Northern Ireland Prime Minister to Resign Amid Dissatisfaction with Brexit Settlement
Northern Ireland Prime Minister Paul Givan of the pro-British Democratic Unionist Party announced his resignation. Several British media reported this on Thursday. Givan would do so out of dissatisfaction with the Brexit settlement.
If Givan were to resign, it would mean that his deputy prime minister Michelle O’Neill of Catholic-Republican Sinn Féin would also have to leave her post. This would disintegrate the fragile unity government in the country a few months before the local elections.
The conflict over the so-called Northern Ireland protocol, which the British government had negotiated with the European Union in the context of Brexit, escalated on Wednesday evening. Northern Ireland’s Agriculture Minister Edwin Poots of the DUP announced the end of customs controls on goods from England. The British government supported the move, but it was sharply criticized by Sinn Féin, the European Commission and neighbouring Ireland.

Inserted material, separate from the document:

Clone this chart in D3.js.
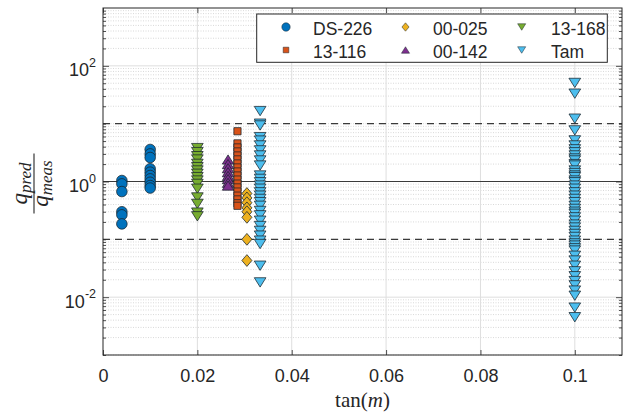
<!DOCTYPE html>
<html>
<head>
<meta charset="utf-8">
<script src="https://cdn.jsdelivr.net/npm/d3@7"></script>
<style>
  body { margin: 0; background: #fff; }
  text { font-family: "Liberation Sans", Arial, sans-serif; fill: #262626; }
</style>
</head>
<body>
<svg id="chart" width="629" height="417"></svg>
<script>
// data: x = tan(m), y = q_pred / q_meas
const ds226Tan = [0.004, 0.004, 0.004, 0.004, 0.004, 0.004,
  0.01, 0.01, 0.01, 0.01, 0.01, 0.01, 0.01, 0.01, 0.01, 0.01];
const ds226Ratio = [1.04, 0.91, 0.67, 0.30, 0.265, 0.185,
  3.58, 3.0, 2.6, 1.66, 1.45, 1.27, 1.11, 0.97, 0.85, 0.77];

const s13116Tan = 0.0285;
const s13116Ratio = [7.4, 4.56, 3.88, 3.31, 2.82, 2.41, 2.05, 1.75, 1.49,
  1.27, 1.08, 0.92, 0.79, 0.67, 0.57, 0.49, 0.42, 0.38];

const s00025Tan = 0.0305;
const s00025Ratio = [0.62, 0.52, 0.43, 0.35, 0.3, 0.24, 0.1, 0.043];

const s00142Tan = 0.0265;
const s00142Ratio = [2.4, 2.0, 1.7, 1.45, 1.25, 1.1, 0.95, 0.85];

const s13168Tan = 0.02;
const s13168Ratio = [3.78, 3.22, 2.74, 2.4, 2.02, 1.77, 1.55, 1.36, 1.19,
  1.04, 0.91, 0.75, 0.53, 0.41, 0.29, 0.25];

const tamTanA = 0.0333;
const tamRatioA = [16.5, 10.0, 9.3, 5.85, 5.1, 4.2, 3.45, 2.82, 2.31, 1.89,
  1.27, 1.11, 0.97, 0.85, 0.75, 0.65, 0.57, 0.50, 0.44, 0.38, 0.31, 0.26,
  0.21, 0.17, 0.14, 0.116, 0.095, 0.083, 0.035, 0.018];
const tamTanB = 0.1;
const tamRatioB = [50.6, 33, 12.2, 7.65, 5.14, 4.2, 3.6, 3.2, 2.82, 2.5, 2.31,
  2.0, 1.89, 1.55, 1.4, 1.27, 1.19, 1.04, 0.97, 0.85, 0.75, 0.65, 0.57, 0.5,
  0.44, 0.38, 0.336, 0.3, 0.276, 0.24, 0.21, 0.18, 0.16, 0.14, 0.124, 0.11,
  0.095, 0.085, 0.078, 0.07, 0.064, 0.052, 0.043, 0.035, 0.028, 0.023, 0.019,
  0.016, 0.013, 0.0106, 0.0066, 0.0045];

const seriesNames = ["DS-226", "13-116", "00-025", "00-142", "13-168", "Tam"];
const seriesColors = ["#0072BD", "#D95319", "#EDB120", "#7E2F8E", "#77AC30", "#4DBEEE"];
const seriesShapes = ["circle", "square", "diamond", "up", "down", "down"];

const xTicks = [0, 0.02, 0.04, 0.06, 0.08, 0.1];
const xTickLabels = ["0", "0.02", "0.04", "0.06", "0.08", "0.1"];
const yTicks = [1e-2, 1, 1e2];
const yTickExp = ["-2", "0", "2"];
const dashedLevels = [0.1, 10];
const solidLevel = 1;

// build point lists from the arrays above
function pointsfor(tans, ratios) {
  return ratios.map((r, i) => [Array.isArray(tans) ? tans[i] : tans, r]);
}
const seriesPoints = [
  pointsfor(ds226Tan, ds226Ratio),
  pointsfor(s13116Tan, s13116Ratio),
  pointsfor(s00025Tan, s00025Ratio),
  pointsfor(s00142Tan, s00142Ratio),
  pointsfor(s13168Tan, s13168Ratio),
  pointsfor(tamTanA, tamRatioA).concat(pointsfor(tamTanB, tamRatioB))
];

const plotL = 103, plotR = 622, plotT = 8, plotB = 355;
const svg = d3.select("#chart");
const x = d3.scaleLinear().domain([0, 0.11]).range([plotL, plotR]);
const y = d3.scaleLog().domain([1e-3, 1e3]).range([plotB, plotT]);

// minor log values 2..9 of every decade (plus the odd decades)
const minorVals = [];
for (let d = -3; d < 3; d++) {
  for (let k = 1; k <= 9; k++) {
    const v = k * Math.pow(10, d);
    if (!(k === 1 && d % 2 === 0)) minorVals.push(v);
  }
}

// marker path around 0,0
function markerpath(shape, s) {
  if (shape === "circle") {
    return d3.symbol(d3.symbolCircle, Math.PI * s * s)();
  }
  if (shape === "square") {
    return `M${-s},${-s}H${s}V${s}H${-s}Z`;
  }
  if (shape === "diamond") {
    const w = s * 0.85;
    return `M0,${-s}L${w},0L0,${s}L${-w},0Z`;
  }
  const w = s * 1.12, h = s * 0.9;
  if (shape === "up") return `M0,${-h}L${w},${h}L${-w},${h}Z`;
  return `M0,${h}L${w},${-h}L${-w},${-h}Z`;
}
const markerSize = [5.3, 3.6, 5.9, 5.1, 5.2, 5.2];
const legendSize = [4.2, 2.8, 4.2, 3.6, 3.6, 3.6];

// grid: minor dotted horizontal lines
svg.append("g")
  .selectAll("line")
  .data(minorVals)
  .join("line")
  .attr("x1", plotL).attr("x2", plotR)
  .attr("y1", d => y(d)).attr("y2", d => y(d))
  .attr("stroke", "#c8c8c8")
  .attr("stroke-width", 0.7)
  .attr("stroke-dasharray", "1,1.5");

// grid: major lines
svg.append("g")
  .selectAll("line")
  .data(yTicks)
  .join("line")
  .attr("x1", plotL).attr("x2", plotR)
  .attr("y1", d => y(d)).attr("y2", d => y(d))
  .attr("stroke", "#dedede")
  .attr("stroke-width", 1);
svg.append("g")
  .selectAll("line")
  .data(xTicks.slice(1))
  .join("line")
  .attr("x1", d => x(d)).attr("x2", d => x(d))
  .attr("y1", plotT).attr("y2", plotB)
  .attr("stroke", "#dedede")
  .attr("stroke-width", 1);

// reference lines
svg.append("line")
  .attr("x1", plotL).attr("x2", plotR)
  .attr("y1", y(solidLevel)).attr("y2", y(solidLevel))
  .attr("stroke", "#3a3a3a")
  .attr("stroke-width", 1.1);
svg.append("g")
  .selectAll("line")
  .data(dashedLevels)
  .join("line")
  .attr("x1", plotL).attr("x2", plotR)
  .attr("y1", d => y(d)).attr("y2", d => y(d))
  .attr("stroke", "#3a3a3a")
  .attr("stroke-width", 1.1)
  .attr("stroke-dasharray", "7,5");

// markers
seriesPoints.forEach((pts, i) => {
  svg.append("g")
    .selectAll("path")
    .data(pts)
    .join("path")
    .attr("d", markerpath(seriesShapes[i], markerSize[i]))
    .attr("transform", d => `translate(${x(d[0])},${y(d[1])})`)
    .attr("fill", seriesColors[i])
    .attr("stroke", "#18242c")
    .attr("stroke-width", 0.75);
});

// axes with inward ticks
const axisColor = "#262626";
function styleaxis(g) {
  g.select(".domain").remove();
  g.selectAll(".tick line").attr("stroke", axisColor).attr("stroke-width", 0.8);
}
svg.append("g")
  .attr("transform", `translate(0,${plotB})`)
  .call(d3.axisBottom(x).tickValues(xTicks).tickSize(-5).tickSizeOuter(0)
    .tickPadding(14).tickFormat((d, i) => xTickLabels[i]))
  .call(styleaxis)
  .selectAll("text")
  .attr("font-size", 18)
  .attr("font-family", "Liberation Sans, Arial, sans-serif")
  .attr("fill", axisColor);
svg.append("g")
  .attr("transform", `translate(0,${plotT})`)
  .call(d3.axisTop(x).tickValues(xTicks).tickSize(-5).tickSizeOuter(0).tickFormat(""))
  .call(styleaxis);
svg.append("g")
  .attr("transform", `translate(${plotL},0)`)
  .call(d3.axisLeft(y).tickValues(yTicks).tickSize(-6).tickSizeOuter(0).tickFormat(""))
  .call(styleaxis);
svg.append("g")
  .attr("transform", `translate(${plotL},0)`)
  .call(d3.axisLeft(y).tickValues(minorVals).tickSize(-3).tickSizeOuter(0).tickFormat(""))
  .call(styleaxis);
svg.append("g")
  .attr("transform", `translate(${plotR},0)`)
  .call(d3.axisRight(y).tickValues(yTicks).tickSize(-6).tickSizeOuter(0).tickFormat(""))
  .call(styleaxis);
svg.append("g")
  .attr("transform", `translate(${plotR},0)`)
  .call(d3.axisRight(y).tickValues(minorVals).tickSize(-3).tickSizeOuter(0).tickFormat(""))
  .call(styleaxis);

// y tick labels 10^n
const ylab = svg.append("g")
  .selectAll("text")
  .data(yTicks)
  .join("text")
  .attr("x", 96)
  .attr("y", d => y(d) + 10.5)
  .attr("text-anchor", "end")
  .attr("font-size", 18);
ylab.append("tspan").text("10");
ylab.append("tspan").attr("dy", -9.5).attr("font-size", 12.5).text((d, i) => yTickExp[i]);

// box
svg.append("rect")
  .attr("x", plotL).attr("y", plotT)
  .attr("width", plotR - plotL).attr("height", plotB - plotT)
  .attr("fill", "none")
  .attr("stroke", axisColor)
  .attr("stroke-width", 1);

// x label tan(m)
const xl = svg.append("text")
  .attr("x", (plotL + plotR) / 2)
  .attr("y", 407)
  .attr("text-anchor", "middle")
  .attr("font-size", 21)
  .style("font-family", "Liberation Serif, DejaVu Serif, serif");
xl.append("tspan").text("tan(");
xl.append("tspan").attr("font-style", "italic").text("m");
xl.append("tspan").text(")");

// y label fraction q_pred / q_meas
const yl = svg.append("g")
  .attr("transform", `translate(34,${y(1) + 2}) rotate(-90)`)
  .style("font-family", "Liberation Serif, DejaVu Serif, serif");
yl.append("line")
  .attr("x1", -30).attr("x2", 30)
  .attr("y1", 0).attr("y2", 0)
  .attr("stroke", "#262626")
  .attr("stroke-width", 1.1);
const num = yl.append("text")
  .attr("x", 0).attr("y", -7.5)
  .attr("text-anchor", "middle")
  .attr("font-size", 23)
  .attr("font-style", "italic")
  .style("font-family", "Liberation Serif, DejaVu Serif, serif");
num.append("tspan").text("q");
num.append("tspan").attr("dy", 4).attr("font-size", 17).text("pred");
const den = yl.append("text")
  .attr("x", 0).attr("y", 14)
  .attr("text-anchor", "middle")
  .attr("font-size", 23)
  .attr("font-style", "italic")
  .style("font-family", "Liberation Serif, DejaVu Serif, serif");
den.append("tspan").text("q");
den.append("tspan").attr("dy", 4).attr("font-size", 17).text("meas");

// legend
const legendX = [286, 405.5, 521.7];
const legendTextX = [313, 433, 551];
const legendY = [27, 50];
svg.append("rect")
  .attr("x", 256.7).attr("y", 14)
  .attr("width", 350.6).attr("height", 48.3)
  .attr("fill", "#fff")
  .attr("stroke", axisColor)
  .attr("stroke-width", 1);
seriesNames.forEach((name, i) => {
  const col = Math.floor(i / 2), row = i % 2;
  svg.append("path")
    .attr("d", markerpath(seriesShapes[i], legendSize[i]))
    .attr("transform", `translate(${legendX[col]},${legendY[row]})`)
    .attr("fill", seriesColors[i])
    .attr("stroke", "#18242c")
    .attr("stroke-width", 0.5);
  svg.append("text")
    .attr("x", legendTextX[col])
    .attr("y", legendY[row] + 7.5)
    .attr("font-size", 17.5)
    .text(name);
});
</script>
</body>
</html>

The Northern Ireland Protocol stipulates that the European Single Market and Customs Union rules are still in force in Northern Ireland. In this way, a hard border with Ireland was avoided for fear of new tensions. As a result, however, there is de facto a customs border in the United Kingdom. The British government, which negotiated the protocol itself, and the DUP, therefore, want to cancel the arrangement.